▶ _DIRECTIONS_: Copy exactly the lines from the beginning of the data down to and including the line holding "Serif, Times New", without any pictures.

"""

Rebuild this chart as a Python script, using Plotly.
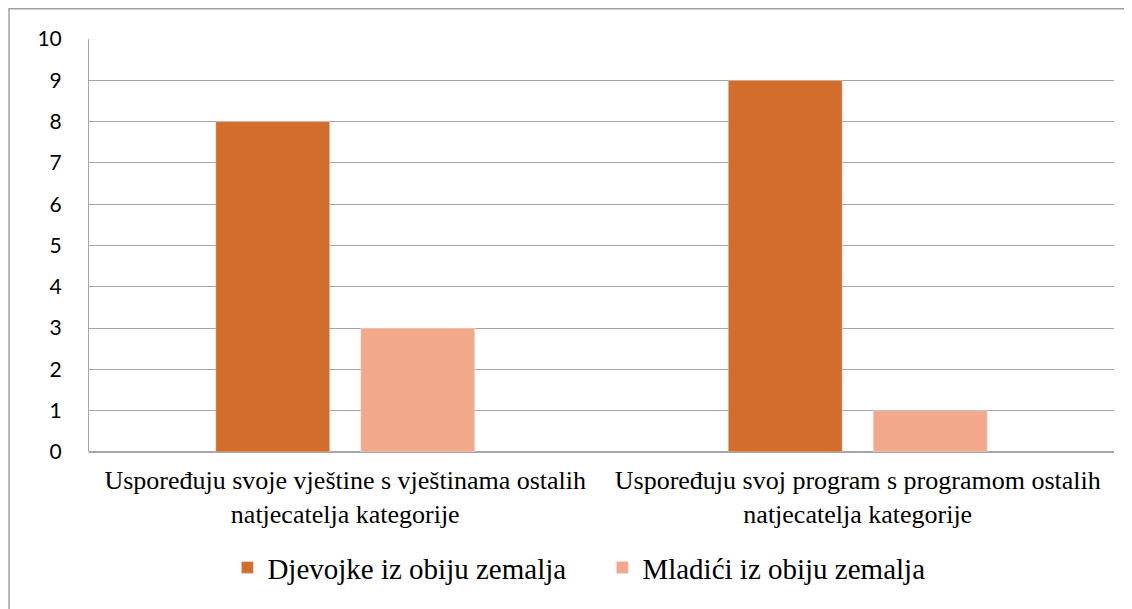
import plotly.graph_objects as go

categories = [
    "Uspoređuju svoje vještine s vještinama ostalih<br>natjecatelja kategorije",
    "Uspoređuju svoj program s programom ostalih<br>natjecatelja kategorije",
]
djevojke = [8, 9]
mladici = [3, 1]
y_ticks = list(range(0, 11))

SERIF = "Liberation Serif, Times New Roman, serif"

fig = go.Figure()
fig.add_trace(go.Bar(x=categories, y=djevojke, name="Djevojke iz obiju zemalja",
                     marker_color="#D26D2C"))
fig.add_trace(go.Bar(x=categories, y=mladici, name="Mladići iz obiju zemalja",
                     marker_color="#F1A88B"))

fig.update_layout(
    width=1132,
    height=609,
    margin=dict(l=81, r=26, t=31, b=165),
    plot_bgcolor="white",
    paper_bgcolor="white",
    barmode="group",
    bargap=0.434,
    bargroupgap=0.214,
    showlegend=True,
    legend=dict(
        orientation="h",
        x=0.135,
        xanchor="left",
        y=-0.218,
        yanchor="top",
        font=dict(family=SERIF, size=29, color="#000000"),
        itemwidth=30,
        entrywidth=330,
        entrywidthmode="pixels",
    ),
    shapes=[
        dict(type="rect", xref="paper", yref="paper",
             x0=-0.078, x1=1.3, y0=-0.6, y1=1.073,
             line=dict(color="#A0A0A0", width=1.5), layer="below"),
    ],
)

fig.update_xaxes(
    tickfont=dict(family=SERIF, size=26, color="#000000"),
    showline=False,
    showgrid=False,
    ticks="",
    ticklabelstandoff=10,
)
fig.update_yaxes(
    range=[0, 10],
    tickvals=y_ticks,
    tickfont=dict(family="Lato", size=21, color="#000000"),
    showgrid=True,
    gridcolor="#A6A6A6",
    gridwidth=1,
    showline=True,
    linecolor="#A6A6A6",
    linewidth=1,
    zeroline=True,
    zerolinecolor="#A6A6A6",
    ticks="",
    ticklabelstandoff=22,
)

fig.write_html("out.html")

"""

▶ _FULL OUTPUT_:
Rebuild this chart as a Python script, using Plotly.
import plotly.graph_objects as go

categories = [
    "Uspoređuju svoje vještine s vještinama ostalih<br>natjecatelja kategorije",
    "Uspoređuju svoj program s programom ostalih<br>natjecatelja kategorije",
]
djevojke = [8, 9]
mladici = [3, 1]
y_ticks = list(range(0, 11))

SERIF = "Liberation Serif, Times New Roman, serif"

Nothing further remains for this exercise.